Although biofuel production has not (yet) played a large part in influencing the price of food, there is a future threat that, as countries move to increase biofuel production, this could have an impact on food supplies. While biofuels don’t take the food off someone’s plate directly, i.e. it is not mainly the same crops used in biofuels as those that we eat, governments’ drive to increase the amount of biofuel crops produced has led to massive subsidies, tax breaks and price guarantees for farmers who switch from food crops. For example, government subsidies have fuelled corn-based ethanol production in the US – hardly the untouchable “free market”.

To meet the 5.75 per cent EU target would require, according to one study, a quarter of the EU’s arable land. That demand on arable land cannot be met in the EU or the US, say the scientists, so the burden is likely to be shifted onto developing countries and lead to deforestation for monoculture plantations.

“Food versus fuel is not an issue in Brazil,” said Marcos Jank, the president of Unica, the Brazilian Sugar Cane Industry Association. Brazil leads the world in biofuel production and use, making about 16 billion litres per year of ethanol from its sugarcane industry. Yet 31 per cent of Brazil’s population lives below the poverty line and is hard hit by rising food prices.

Deforestation

But Jank and other Brazilian officials are on shakier ground when they deny that the thirst for ethanol is causing deforestation in the Amazon, as farmers clear trees to plant crops. Because sugar cane is grown in the more fertile centre of the country, they point out, no forest is cleared. But massive investment in the sector – an estimated $30 billion between 2006 and 2015 – has put pressure on cattle farmers to sell their land south of the Amazon to sugar growers and buy cheaper land further north, on the edge of the forest. Once that land is taken, forest clearances could multiply.

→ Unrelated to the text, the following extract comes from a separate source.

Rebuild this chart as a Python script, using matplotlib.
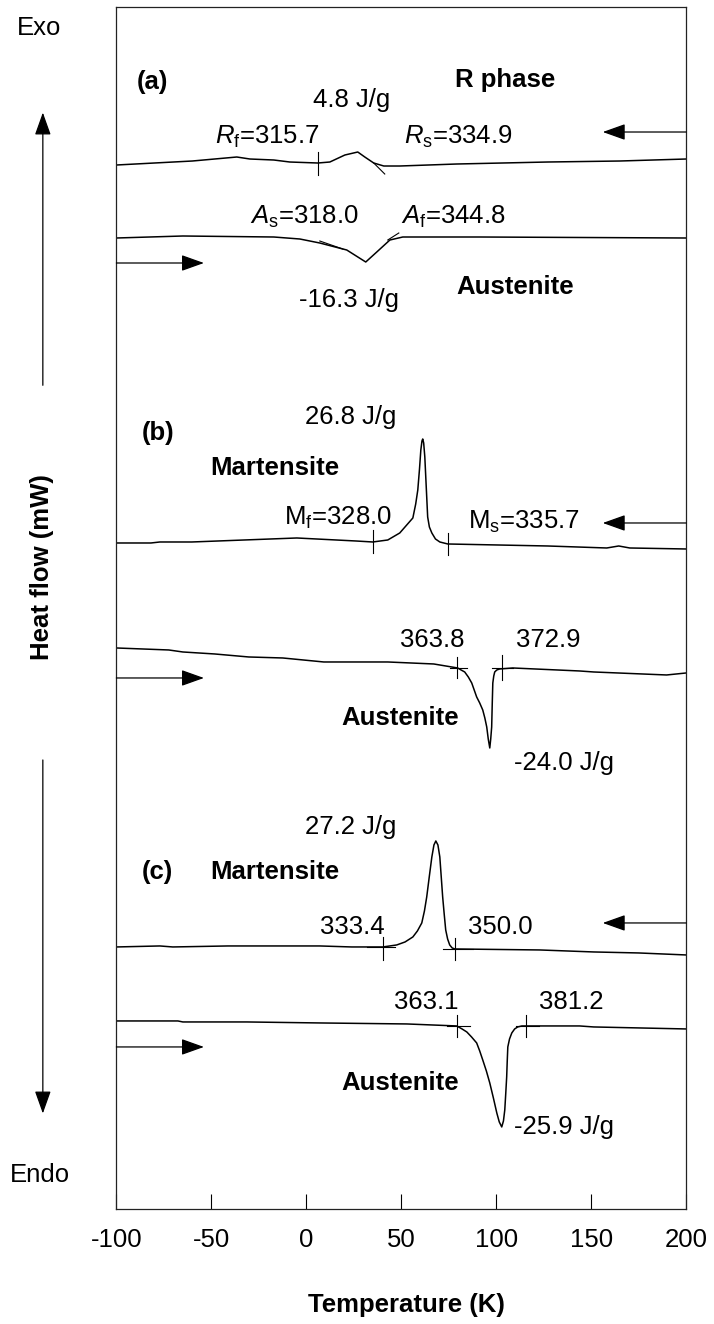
import matplotlib
matplotlib.use("Agg")
import matplotlib.pyplot as plt

plt.rcParams["font.family"] = ["Liberation Sans", "DejaVu Sans"]
plt.rcParams["mathtext.fontset"] = "custom"
plt.rcParams["mathtext.rm"] = "Liberation Sans"
plt.rcParams["mathtext.it"] = "Liberation Sans:italic"

# DSC traces (temperature, heat flow in arbitrary stacked units)
a_cool_T = [-100, -60, -36.6, -29.7, -17.1, -8.7, 6.1, 12.4, 20.3, 27.1, 30.8, 35.5, 40.8, 49.2, 79.2, 127.1, 165, 200]
a_cool_hf = [1044, 1048, 1052, 1050, 1049, 1047, 1046, 1047, 1054, 1057, 1052, 1046, 1043, 1043, 1045, 1047, 1048, 1050]

a_heat_T = [-100, -65.0, -17.1, -3.4, 7.1, 21.3, 31.3, 37.1, 44.0, 50.8, 91.3, 200]
a_heat_hf = [971, 973, 972, 970, 966, 959, 947, 957, 969, 972, 972, 971]

b_cool_T = [-100, -81.8, -77.1, -60.3, -5.0, 26.1, 35.0, 42.9, 49.2, 56.1, 57.6, 58.7, 59.6, 60.3,
            60.9, 61.3, 61.8, 62.4, 63.2, 63.9, 64.8, 66.1, 68.0, 70.3, 74.5, 127.1, 158.2, 164.5,
            170.3, 200]
b_cool_hf = [666, 666, 667, 667, 671, 668, 667, 669, 676, 691, 705, 719, 740, 759,
             768, 770, 766, 752, 720, 692, 682, 676, 670, 667, 665, 663, 661, 663,
             661, 660]

b_heat_T = [-100, -72.4, -65.0, -48.2, -30.3, -12.4, 9.2, 42.9, 67.1, 79.7, 81.5, 83.4, 85.3, 87.1,
            88.4, 89.7, 91.3, 92.9, 94.0, 95.0, 95.8, 96.6, 97.1, 97.6, 97.9, 98.2, 98.7, 99.2,
            100.3, 101.8, 108.7, 143.9, 151.3, 189.7, 200]
b_heat_hf = [561, 559, 557, 555, 552, 551, 547, 547, 545, 541, 539, 537, 532, 526,
             519, 512, 506, 499, 491, 482, 470, 461, 470, 482, 505, 526, 533, 537,
             539, 540, 541, 538, 537, 534, 536]

c_cool_T = [-100, -77.1, -70.3, -41.3, 7.1, 23.9, 40.3, 47.6, 52.0, 56.1, 58.5, 60.8, 62.2, 63.4,
            64.8, 66.1, 67.2, 68.2, 69.3, 70.3, 71.8, 72.6, 73.4, 74.4, 75.5, 76.8, 78.2, 122.9,
            151.3, 175.0, 200]
c_cool_hf = [262, 263, 262, 263, 263, 262, 262, 264, 267, 272, 278, 286, 298, 312,
             333, 352, 364, 368, 364, 352, 312, 295, 279, 270, 264, 261, 260, 259,
             257, 256, 254]

c_heat_T = [-100, -67.6, -65.0, -31.3, 7.1, 52.9, 79.2, 82.0, 84.5, 87.0, 89.7, 91.3, 92.9, 94.8,
            96.6, 98.5, 100.3, 101.6, 102.9, 103.8, 104.5, 105.0, 105.5, 105.8, 106.1, 107.0,
            108.2, 109.7, 111.3, 113.5, 116.1, 143.9, 151.3, 200]
c_heat_hf = [188, 188, 187, 187, 186, 185, 183, 180, 177, 172, 166, 158, 149, 138,
             126, 111, 96, 87, 82, 88, 99, 115, 132, 148, 162, 170,
             176, 180, 182, 183, 183, 183, 182, 180]

# onset / end markers: (T, hf_low, hf_high)
vticks = [(6.1, 1034, 1057), (35.0, 656, 679), (74.5, 654, 676),
          (79.2, 531, 552), (102.9, 529, 554), (40.3, 249, 272), (78.2, 249, 271),
          (79.2, 172, 194), (115.5, 172, 194)]
# short baseline segments at the markers: (T0, T1, hf)
hsegs = [(75.5, 84.5, 541), (97.6, 108.7, 541), (31.8, 46.6, 262), (71.8, 87.6, 260),
         (73.9, 86.1, 183), (110.3, 122.4, 183)]
# tangent lines: (T0, T1, hf0, hf1)
tangents = [(35.5, 41.3, 1046, 1035), (7.1, 19.2, 968, 960), (42.9, 48.7, 969, 976)]

xticks = [-100, -50, 0, 50, 100, 150, 200]

fig = plt.figure(figsize=(7.14, 13.24), dpi=100)
ax = fig.add_axes([0.163, 0.0869, 0.798, 0.9078])

for T, hf in [(a_cool_T, a_cool_hf), (a_heat_T, a_heat_hf), (b_cool_T, b_cool_hf),
              (b_heat_T, b_heat_hf), (c_cool_T, c_cool_hf), (c_heat_T, c_heat_hf)]:
    ax.plot(T, hf, color="black", lw=1.1)

for t, lo, hi in vticks:
    ax.plot([t, t], [lo, hi], color="black", lw=0.8)
for t0, t1, h in hsegs:
    ax.plot([t0, t1], [h, h], color="black", lw=0.8)
for t0, t1, h0, h1 in tangents:
    ax.plot([t0, t1], [h0, h1], color="black", lw=0.8)

# heating / cooling direction arrows
arrow_style = dict(arrowstyle="-|>,head_length=0.7,head_width=0.25", color="black", lw=0.9,
                   mutation_scale=20, shrinkA=0, shrinkB=0)
for h in [946, 531, 162]:
    ax.annotate("", xy=(-53.9, h), xytext=(-100, h), arrowprops=arrow_style)
for h in [1077, 686, 286]:
    ax.annotate("", xy=(156.1, h), xytext=(200, h), arrowprops=arrow_style)

fs = 18.5
txt = [
    (-89.2, 1127, "(a)", "bold"), (78.2, 1129, "R phase", "bold"),
    (3.4, 1109, "4.8 J/g", "normal"),
    (-48.2, 1072, r"$\mathit{R}_\mathrm{f}$=315.7", "normal"),
    (51.3, 1072, r"$\mathit{R}_\mathrm{s}$=334.9", "normal"),
    (-29.7, 992, r"$\mathit{A}_\mathrm{s}$=318.0", "normal"),
    (49.7, 992, r"$\mathit{A}_\mathrm{f}$=344.8", "normal"),
    (-3.9, 909, "-16.3 J/g", "normal"), (79.2, 922, "Austenite", "bold"),
    (-0.8, 792, "26.8 J/g", "normal"), (-86.6, 776, "(b)", "bold"),
    (-50.8, 741, "Martensite", "bold"),
    (-11.8, 691, r"M$_\mathrm{f}$=328.0", "normal"),
    (85.0, 687, r"M$_\mathrm{s}$=335.7", "normal"),
    (49.2, 569, "363.8", "normal"), (110.3, 569, "372.9", "normal"),
    (18.7, 491, "Austenite", "bold"), (109.2, 446, "-24.0 J/g", "normal"),
    (-0.8, 382, "27.2 J/g", "normal"), (-86.6, 337, "(c)", "bold"),
    (-50.8, 337, "Martensite", "bold"),
    (7.1, 282, "333.4", "normal"), (85.0, 282, "350.0", "normal"),
    (46.1, 207, "363.1", "normal"), (122.4, 207, "381.2", "normal"),
    (18.7, 126, "Austenite", "bold"), (109.2, 82, "-25.9 J/g", "normal"),
]
for x, y, s, w in txt:
    ax.text(x, y, s, fontsize=fs, fontweight=w, ha="left", va="center")

ax.set_xlim(-100, 200)
ax.set_ylim(0, 1202)
ax.set_xticks(xticks)
ax.set_xticklabels([str(v) for v in xticks])
ax.set_yticks([])
ax.tick_params(axis="x", direction="in", length=11, width=0.8, pad=14, labelsize=fs)
for sp in ax.spines.values():
    sp.set_linewidth(0.9)
    sp.set_color("#222222")

fig.text(0.569, 0.014, "Temperature (K)", fontsize=fs, fontweight="bold", ha="center", va="center")
fig.text(0.059, 0.572, "Heat flow (mW)", fontsize=fs, fontweight="bold", rotation=90,
         ha="center", va="center")
fig.text(0.024, 0.979, "Exo", fontsize=fs, ha="left", va="center")
fig.text(0.014, 0.1125, "Endo", fontsize=fs, ha="left", va="center")

fig_arrow = dict(arrowstyle="-|>,head_length=0.7,head_width=0.25", color="black", lw=0.9,
                 mutation_scale=20, shrinkA=0, shrinkB=0)
fig.add_artist(matplotlib.patches.FancyArrowPatch((0.060, 0.709), (0.060, 0.915),
                                                  transform=fig.transFigure, **fig_arrow))
fig.add_artist(matplotlib.patches.FancyArrowPatch((0.060, 0.426), (0.060, 0.159),
                                                  transform=fig.transFigure, **fig_arrow))

fig.savefig("out.png", dpi=100)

Last month the Brazilian minister for Amazonian development, Marina Silva, resigned citing “increasing deforestation of the Amazon on Brazilian cattle ranchers and farmers”.Some do not even have the option of selling their land. In Paraguay, the demand for land and the corporate impunity of large agribusiness firms are resulting in human rights violations. Peasants and indigenous people are being pushed off their farms and can no longer afford to buy food, let alone grow it.

Deforestation can counteract any gains in CO2 reduction gained by biofuels. The journal Science reports that between two and nine times more carbon emissions are avoided by trapping carbon in trees and forest soil than by replacing fossil fuels with biofuels. Plus clearing forests produces an immediate release of carbon gases into the atmosphere, accompanied by a loss of habitats, wildlife and livelihoods.

The biofuels issue affects the whole debate around climate change – raising the question of who makes the decisions around what energy technology is invested in. In order to stop climate change, we need a global shift away from the burning of fossil fuels. Biofuels are not the only alternative; there are other forms of renewable energies that need resources invested in research and development.

Basic survival

More than one billion people are facing starvation yet there is enough food to feed the world. Leaving food production and distribution to the free market is a recipe for disaster. We have to take it out of the hands of the private companies and put it under the control of the billions of workers, farmers, and peasants. The large capitalist agricultural conglomerates should be expropriated with no compensation.

The agrarian question is central to resolving the food crisis, especially in the developing world. The socialist programme is for land to be owned and run by those who work it. This means the nationalisation of large estates under the control of the rural workers, and – in countries with less advanced agriculture – for land to be distributed to the poor and landless peasants who should be encouraged to form cooperatives, with subsidies from the government to develop more productive techniques.

Above all we need an international plan of production to decide what is of the greatest need to humanity, not what makes a private profit. That plan will necessarily address the protection of the natural environment and the need to feed the world as efficiently as possible.